> **Work to do**
All lines below must be repeated exactly, with the pictures omitted.

> **Available data**
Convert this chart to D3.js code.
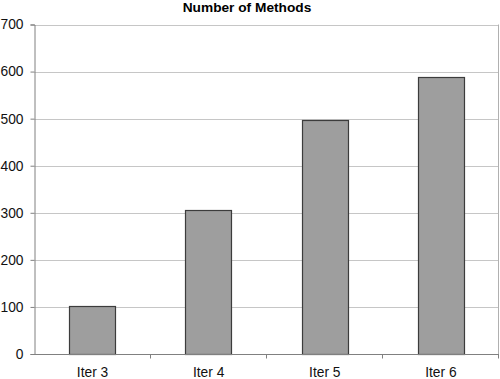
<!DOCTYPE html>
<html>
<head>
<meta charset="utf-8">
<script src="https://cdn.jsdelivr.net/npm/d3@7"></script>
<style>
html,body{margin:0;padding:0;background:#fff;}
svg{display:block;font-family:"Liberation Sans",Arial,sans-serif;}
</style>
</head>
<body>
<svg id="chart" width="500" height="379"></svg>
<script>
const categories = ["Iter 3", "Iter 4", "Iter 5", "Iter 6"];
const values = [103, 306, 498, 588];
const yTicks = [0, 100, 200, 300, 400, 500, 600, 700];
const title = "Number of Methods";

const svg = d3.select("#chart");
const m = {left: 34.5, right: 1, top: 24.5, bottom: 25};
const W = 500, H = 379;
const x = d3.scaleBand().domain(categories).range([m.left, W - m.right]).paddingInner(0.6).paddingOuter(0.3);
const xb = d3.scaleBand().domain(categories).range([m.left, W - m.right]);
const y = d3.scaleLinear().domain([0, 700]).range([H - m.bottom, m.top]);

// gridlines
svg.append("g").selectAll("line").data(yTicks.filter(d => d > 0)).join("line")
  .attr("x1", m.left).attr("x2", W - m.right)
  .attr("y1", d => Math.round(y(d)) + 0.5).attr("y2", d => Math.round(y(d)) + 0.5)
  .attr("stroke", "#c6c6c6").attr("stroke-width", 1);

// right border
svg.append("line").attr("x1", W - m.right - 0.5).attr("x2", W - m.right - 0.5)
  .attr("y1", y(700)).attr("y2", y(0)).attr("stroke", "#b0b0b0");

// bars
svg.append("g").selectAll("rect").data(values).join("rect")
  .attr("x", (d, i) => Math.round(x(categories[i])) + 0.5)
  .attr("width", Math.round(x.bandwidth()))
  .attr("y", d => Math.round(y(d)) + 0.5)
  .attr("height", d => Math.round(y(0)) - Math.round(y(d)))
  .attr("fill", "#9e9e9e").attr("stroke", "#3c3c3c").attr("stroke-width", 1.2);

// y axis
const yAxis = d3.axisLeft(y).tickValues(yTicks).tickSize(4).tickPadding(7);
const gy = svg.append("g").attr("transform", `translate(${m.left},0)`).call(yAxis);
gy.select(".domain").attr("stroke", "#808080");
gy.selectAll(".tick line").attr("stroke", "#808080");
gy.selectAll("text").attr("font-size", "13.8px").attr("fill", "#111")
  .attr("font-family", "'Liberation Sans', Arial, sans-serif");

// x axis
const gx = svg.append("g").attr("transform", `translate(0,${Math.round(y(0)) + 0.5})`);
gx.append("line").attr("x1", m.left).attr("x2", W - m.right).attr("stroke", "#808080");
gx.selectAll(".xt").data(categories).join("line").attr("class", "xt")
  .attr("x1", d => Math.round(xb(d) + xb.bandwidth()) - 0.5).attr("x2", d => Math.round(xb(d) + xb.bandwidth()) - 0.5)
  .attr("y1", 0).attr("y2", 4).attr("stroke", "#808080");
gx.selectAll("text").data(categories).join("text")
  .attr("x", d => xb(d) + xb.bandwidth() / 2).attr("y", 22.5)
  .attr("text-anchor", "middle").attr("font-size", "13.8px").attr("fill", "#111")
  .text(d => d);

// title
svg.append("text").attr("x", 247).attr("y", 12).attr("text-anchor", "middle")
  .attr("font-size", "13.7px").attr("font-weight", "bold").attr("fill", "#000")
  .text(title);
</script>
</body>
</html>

> **Response**
Convert this chart to D3.js code.
<!DOCTYPE html>
<html>
<head>
<meta charset="utf-8">
<script src="https://cdn.jsdelivr.net/npm/d3@7"></script>
<style>
html,body{margin:0;padding:0;background:#fff;}
svg{display:block;font-family:"Liberation Sans",Arial,sans-serif;}
</style>
</head>
<body>
<svg id="chart" width="500" height="379"></svg>
<script>
const categories = ["Iter 3", "Iter 4", "Iter 5", "Iter 6"];
const values = [103, 306, 498, 588];
const yTicks = [0, 100, 200, 300, 400, 500, 600, 700];
const title = "Number of Methods";

const svg = d3.select("#chart");
const m = {left: 34.5, right: 1, top: 24.5, bottom: 25};
const W = 500, H = 379;
const x = d3.scaleBand().domain(categories).range([m.left, W - m.right]).paddingInner(0.6).paddingOuter(0.3);
const xb = d3.scaleBand().domain(categories).range([m.left, W - m.right]);
const y = d3.scaleLinear().domain([0, 700]).range([H - m.bottom, m.top]);

// gridlines
svg.append("g").selectAll("line").data(yTicks.filter(d => d > 0)).join("line")
  .attr("x1", m.left).attr("x2", W - m.right)
  .attr("y1", d => Math.round(y(d)) + 0.5).attr("y2", d => Math.round(y(d)) + 0.5)
  .attr("stroke", "#c6c6c6").attr("stroke-width", 1);

// right border
svg.append("line").attr("x1", W - m.right - 0.5).attr("x2", W - m.right - 0.5)
  .attr("y1", y(700)).attr("y2", y(0)).attr("stroke", "#b0b0b0");

// bars
svg.append("g").selectAll("rect").data(values).join("rect")
  .attr("x", (d, i) => Math.round(x(categories[i])) + 0.5)
  .attr("width", Math.round(x.bandwidth()))
  .attr("y", d => Math.round(y(d)) + 0.5)
  .attr("height", d => Math.round(y(0)) - Math.round(y(d)))
  .attr("fill", "#9e9e9e").attr("stroke", "#3c3c3c").attr("stroke-width", 1.2);

// y axis
const yAxis = d3.axisLeft(y).tickValues(yTicks).tickSize(4).tickPadding(7);
const gy = svg.append("g").attr("transform", `translate(${m.left},0)`).call(yAxis);
gy.select(".domain").attr("stroke", "#808080");
gy.selectAll(".tick line").attr("stroke", "#808080");
gy.selectAll("text").attr("font-size", "13.8px").attr("fill", "#111")
  .attr("font-family", "'Liberation Sans', Arial, sans-serif");

// x axis
const gx = svg.append("g").attr("transform", `translate(0,${Math.round(y(0)) + 0.5})`);
gx.append("line").attr("x1", m.left).attr("x2", W - m.right).attr("stroke", "#808080");
gx.selectAll(".xt").data(categories).join("line").attr("class", "xt")
  .attr("x1", d => Math.round(xb(d) + xb.bandwidth()) - 0.5).attr("x2", d => Math.round(xb(d) + xb.bandwidth()) - 0.5)
  .attr("y1", 0).attr("y2", 4).attr("stroke", "#808080");
gx.selectAll("text").data(categories).join("text")
  .attr("x", d => xb(d) + xb.bandwidth() / 2).attr("y", 22.5)
  .attr("text-anchor", "middle").attr("font-size", "13.8px").attr("fill", "#111")
  .text(d => d);

// title
svg.append("text").attr("x", 247).attr("y", 12).attr("text-anchor", "middle")
  .attr("font-size", "13.7px").attr("font-weight", "bold").attr("fill", "#000")
  .text(title);
</script>
</body>
</html>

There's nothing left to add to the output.